Tony Pace, foto di Elisa Von Brockdorff

 

SONO quattro improvvisatori che si rispondono secondo uno schema incrociato di rime su formule testuali tradizionali e su temi stimolati dall’immediatezza del contesto, non privi di passaggi satirici. È consuetudine oggi che le chitarre accompagnino l’ghana: il chitarrista principale improvvisa mentre la seconda chitarra (o anche una terza) fornisce un accompagnamento di solito basato su triadi. Pure, impressiona la Bormliza di Censu Abela tal-Pitrolju, dotato di gran forza vocale nel registro sovracuto. Invece, il chitarrismo di Tony Pace ingloba classicismo ed elementi della tradizione popolare maltese. Il duo calabro-lucano Francesco Loccisano e Marcello De Carolis si distingue per la maestria con cui esalta le potenzialità sonore della chitarra battente, strumento tradizionale un tempo solo di accompagnamento al canto, rimodellato per accentuare la dinamica, le diverse tecniche impiegate, così come i repertori.

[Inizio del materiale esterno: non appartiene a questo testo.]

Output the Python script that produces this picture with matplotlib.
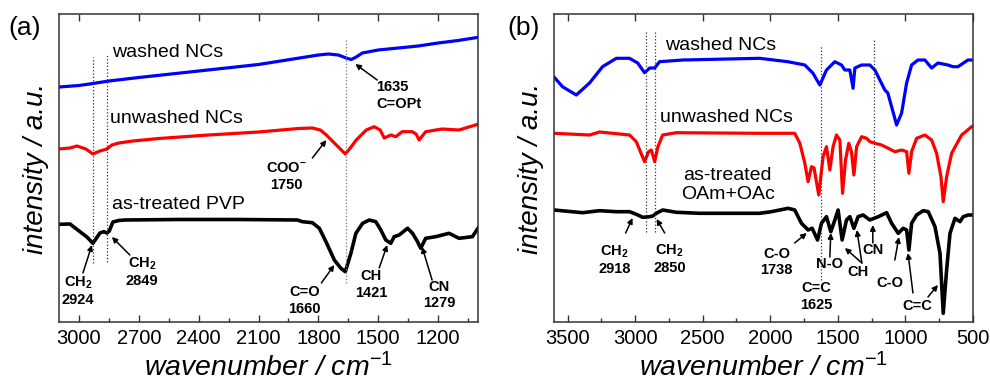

Il duo Ta’ Nofsillejl riprende in due session i patrimoni degli archivi di famiglia

L’INCONTRO tra tradizione e personale sensibilità anima anche il Nefalo Project, il suonatore di laouto cretese Giorgis Manolakis e il veterano batterista ateniese Nikos Sidirokastritis. Il sodalizio si nutre di forme tradizionali, si ammanta di jazz e altri sapori sonori assimilati da chi pratica le musiche modali di area mediterranea. Gli etnei Casentuli hanno «portato lu sonu», rivelandosi un trio davvero efficace sul piano dell’organico e della varietà di timbri e repertori proposti, tra cui canti carnevaleschi, canti di lavoro, danze e serenate. Finale con le giovani estoni Duo Ruut (Ann-Lisett Rebane e Katariina Kivi). Poste una di fronte all’altra, condividono un kannel, la cetra tradizionale estone, che diventa strumento a quattro mani pizzicato e percosso usando bastoncini e un archetto, per produrre passaggi melodici, sequenze iterative, bordoni e variegate ritmiche che accompagnano le armonizzazioni vocali. Rivisitano canti appresi dagli archivi etnomusicologici estoni, possiedono doti affabulatorie e una fresca vena autoironica.